What To Do When Someone “Accidentally” Brought A Rocket Launcher

Sometimes you do everything right and still end up in a pod where one person is clearly out of band.

Here is the move that keeps friendships intact:

  • Finish the game without the mid-game courtroom drama.
  • After the game, say “That deck is stronger than what we brought. Can we match it next round?”
  • If they say yes, great. If they dodge, you learned something.

Notice what is missing: accusations. Nobody likes being called a liar. People will defend themselves even when they know they misrepresented. Give them a clean exit.

If they keep farming lower-power pods after being told, then you are not dealing with confusion. You are dealing with a choice.

At that point, you are allowed to protect your time.

Why This Whole Mess Still Makes Commander Great

It is easy to complain about power mismatches, but the reason Commander survives them is the same reason it creates them: the format is social.

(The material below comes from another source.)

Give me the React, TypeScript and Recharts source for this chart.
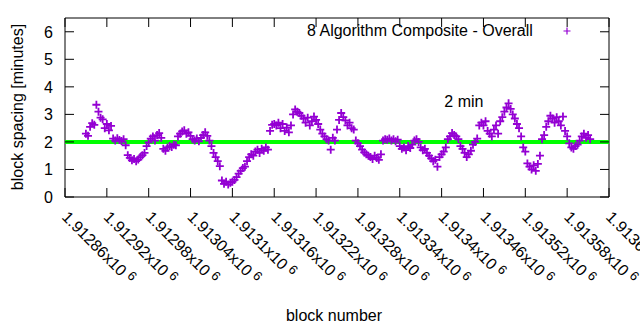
import React from 'react';
import { ScatterChart, Scatter, XAxis, YAxis, ReferenceLine, ReferenceDot, ReferenceArea, Legend, Label } from 'recharts';

// ---- data ----
const START_BLOCK = 1912890;
const BLOCK_STEP = 3;
const SPACING: number[] = [
  2.3, 2.22, 2.55, 2.68, 2.62, 3.35, 3.1, 2.88, 2.82, 2.5,
  2.65, 2.42, 2.58, 2.12, 2.05, 2.13, 2.07, 2.03, 2.1, 1.88,
  1.52, 1.42, 1.33, 1.38, 1.3, 1.36, 1.45, 1.52, 1.6, 1.85,
  1.98, 2.12, 2.2, 2.05, 2.25, 2.32, 2.15, 1.75, 1.68, 1.8,
  1.85, 1.82, 1.9, 1.88, 2.2, 2.3, 2.38, 2.42, 2.3, 2.35,
  2.22, 2.1, 2.05, 2.12, 2.02, 2.15, 2.25, 2.35, 2.22, 2.05,
  1.85, 1.6, 1.45, 1.3, 1.12, 0.6, 0.48, 0.55, 0.45, 0.52,
  0.55, 0.62, 0.72, 0.85, 0.95, 1.05, 1.1, 1.3, 1.45, 1.55,
  1.5, 1.65, 1.72, 1.6, 1.75, 1.68, 1.8, 1.72, 2.4, 2.62,
  2.65, 2.6, 2.7, 2.5, 2.65, 2.4, 2.52, 2.35, 2.6, 3.0,
  3.18, 3.1, 3.05, 2.95, 2.85, 2.7, 2.88, 2.6, 2.75, 2.92,
  2.8, 2.65, 2.45, 2.3, 2.2, 2.1, 2.05, 1.72, 2.15, 2.05,
  2.45, 2.8, 3.05, 2.9, 2.78, 2.6, 2.7, 2.5, 2.45, 2.05,
  1.95, 1.85, 1.72, 1.62, 1.55, 1.5, 1.45, 1.38, 1.5, 1.42,
  1.35, 1.55, 2.05, 2.1, 2.08, 2.12, 2.05, 2.1, 2.02, 2.08,
  1.85, 1.75, 1.8, 1.7, 1.85, 1.78, 1.9, 2.05, 2.1, 2.0,
  1.8, 1.7, 1.75, 1.6, 1.5, 1.4, 1.3, 1.35, 1.1, 1.45,
  1.55, 1.65, 1.8, 2.1, 2.2, 2.32, 2.25, 2.2, 2.1, 1.85,
  1.75, 1.6, 1.45, 1.55, 1.68, 1.9, 2.0, 2.12, 2.6, 2.7,
  2.6, 2.75, 2.4, 2.3, 2.2, 2.45, 2.6, 2.3, 2.75, 2.9,
  3.1, 3.25, 3.4, 3.2, 3.0, 2.85, 2.65, 2.5, 2.2, 1.8,
  1.65, 1.22, 1.1, 1.0, 1.15, 0.95, 1.2, 1.5, 2.1, 2.25,
  2.55, 2.75, 2.95, 2.85, 2.7, 2.9, 2.75, 2.6, 2.92, 2.4,
  2.2, 1.95, 1.8, 1.75, 1.85, 1.9, 2.05, 2.2, 2.3, 2.15, 2.25, 2.1,
];
const X_TICKS = [
  1912860, 1912920, 1912980, 1913040, 1913100, 1913160, 1913220,
  1913280, 1913340, 1913400, 1913460, 1913520, 1913580, 1913640,
];
const X_TICK_LABELS = [
  '1.91286', '1.91292', '1.91298', '1.91304', '1.9131', '1.91316', '1.91322',
  '1.91328', '1.91334', '1.9134', '1.91346', '1.91352', '1.91358', '1.91364',
];
const Y_TICKS = [0, 1, 2, 3, 4, 5, 6];
const X_DOMAIN = [1912860, 1913640];
const Y_DOMAIN = [0, 6.5];
const TARGET_MINUTES = 2;
const TARGET_LABEL = '2 min';
const TARGET_LABEL_POS = { block: 1913432, value: 3.49 };
const SERIES_NAME = '8 Algorithm Composite - Overall';
const X_TITLE = 'block number';
const Y_TITLE = 'block spacing [minutes]';

const data = SPACING.map((v, i) => ({ block: START_BLOCK + i * BLOCK_STEP, spacing: v }));

// ---- styles ----
const FONT = '"Liberation Sans", Arial, sans-serif';
const PURPLE = '#9400d3';
const W = 640;
const H = 330;
const PLOT = { left: 65, right: 609, top: 18, bottom: 197 };
const TICK_LEN = 9;

const Plus = (props: any) => {
  const { cx, cy } = props;
  if (cx == null || cy == null) return null;
  const s = 4;
  return (
    <path
      d={`M${cx - s},${cy}H${cx + s}M${cx},${cy - s}V${cy + s}`}
      stroke={PURPLE}
      strokeWidth={1.8}
      fill="none"
    />
  );
};

const XTick = (props: any) => {
  const { x, index } = props;
  const label = X_TICK_LABELS[index] ?? '';
  const ax = x - 4;
  const ay = 218;
  return (
    <g>
      <line x1={x} x2={x} y1={PLOT.bottom} y2={PLOT.bottom - TICK_LEN} stroke="#000" />
      <line x1={x} x2={x} y1={PLOT.top} y2={PLOT.top + TICK_LEN} stroke="#000" />
      <text
        x={ax}
        y={ay}
        transform={`rotate(45 ${ax} ${ay})`}
        textAnchor="start"
        fontFamily={FONT}
        fontSize={16}
        fill="#000"
      >
        {label}x10
        <tspan dx={4} dy={-5} fontSize={13}>6</tspan>
      </text>
    </g>
  );
};

const YTick = (props: any) => {
  const { y, payload } = props;
  return (
    <g>
      <line x1={PLOT.left} x2={PLOT.left + TICK_LEN} y1={y} y2={y} stroke="#000" />
      <line x1={PLOT.right} x2={PLOT.right - TICK_LEN} y1={y} y2={y} stroke="#000" />
      <text x={53} y={y + 6} textAnchor="end" fontFamily={FONT} fontSize={16} fill="#000">
        {payload.value}
      </text>
    </g>
  );
};

const LegendContent = () => (
  <div
    style={{
      display: 'flex',
      alignItems: 'center',
      fontFamily: FONT,
      fontSize: 16,
      color: '#000',
      whiteSpace: 'nowrap',
    }}
  >
    <span>{SERIES_NAME}</span>
    <svg width={10} height={10} style={{ marginLeft: 29 }}>
      <path d="M1.5,5H8.5M5,1.5V8.5" stroke={PURPLE} strokeWidth={1.2} fill="none" />
    </svg>
  </div>
);

export default function App() {
  return (
    <div style={{ position: 'absolute', left: 0, top: 0, width: W, height: H, background: '#fff' }}>
      <ScatterChart
        width={W}
        height={H}
        margin={{ top: PLOT.top, right: W - PLOT.right, bottom: 0, left: 0 }}
      >
        <XAxis
          type="number"
          dataKey="block"
          domain={X_DOMAIN}
          ticks={X_TICKS}
          interval={0}
          allowDataOverflow
          height={H - PLOT.bottom}
          axisLine={false}
          tickLine={false}
          tick={<XTick />}
        >
          <Label
            content={() => (
              <text x={334} y={321} textAnchor="middle" fontFamily={FONT} fontSize={16} fill="#000">
                {X_TITLE}
              </text>
            )}
          />
        </XAxis>
        <YAxis
          type="number"
          dataKey="spacing"
          domain={Y_DOMAIN}
          ticks={Y_TICKS}
          interval={0}
          allowDataOverflow
          width={PLOT.left}
          axisLine={false}
          tickLine={false}
          tick={<YTick />}
        >
          <Label
            content={() => (
              <text
                x={23}
                y={107}
                transform="rotate(-90 23 107)"
                textAnchor="middle"
                fontFamily={FONT}
                fontSize={16}
                fill="#000"
              >
                {Y_TITLE}
              </text>
            )}
          />
        </YAxis>
        <Scatter
          name={SERIES_NAME}
          data={data}
          shape={<Plus />}
          isAnimationActive={false}
        />
        <ReferenceLine y={TARGET_MINUTES} stroke="#00ff00" strokeWidth={4} />
        <ReferenceDot
          x={TARGET_LABEL_POS.block}
          y={TARGET_LABEL_POS.value}
          r={1}
          fill="none"
          stroke="none"
          label={{ value: TARGET_LABEL, position: 'center', fill: '#000', fontSize: 16, fontFamily: FONT }}
        />
        <ReferenceArea
          x1={X_DOMAIN[0]}
          x2={X_DOMAIN[1]}
          y1={Y_DOMAIN[0]}
          y2={Y_DOMAIN[1]}
          fill="none"
          fillOpacity={0}
          stroke="#000"
          strokeWidth={1}
        />
        <Legend
          layout="vertical"
          align="center"
          verticalAlign="middle"
          content={<LegendContent />}
          wrapperStyle={{ top: 22, left: 307, width: 300, height: 20 }}
        />
      </ScatterChart>
    </div>
  );
}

People show up with pet cards, stories, and identities baked into 99-card piles. They want to win, sure. They also want to be seen. They want their deck to be appreciated. They want their weird synergy to land once, just once, so they can grin like a cartoon villain.

The power-level lie is often just someone trying to keep that moment alive.

Still, if you are the person getting bulldozed every week, you do not need to accept it as “just how Commander is.” You can steer the conversation. You can ask better questions. You can build pods that feel fair without turning game night into a trial.

And when it works? When four decks are actually playing the same game?

That is the sweet spot. That is why we keep coming back.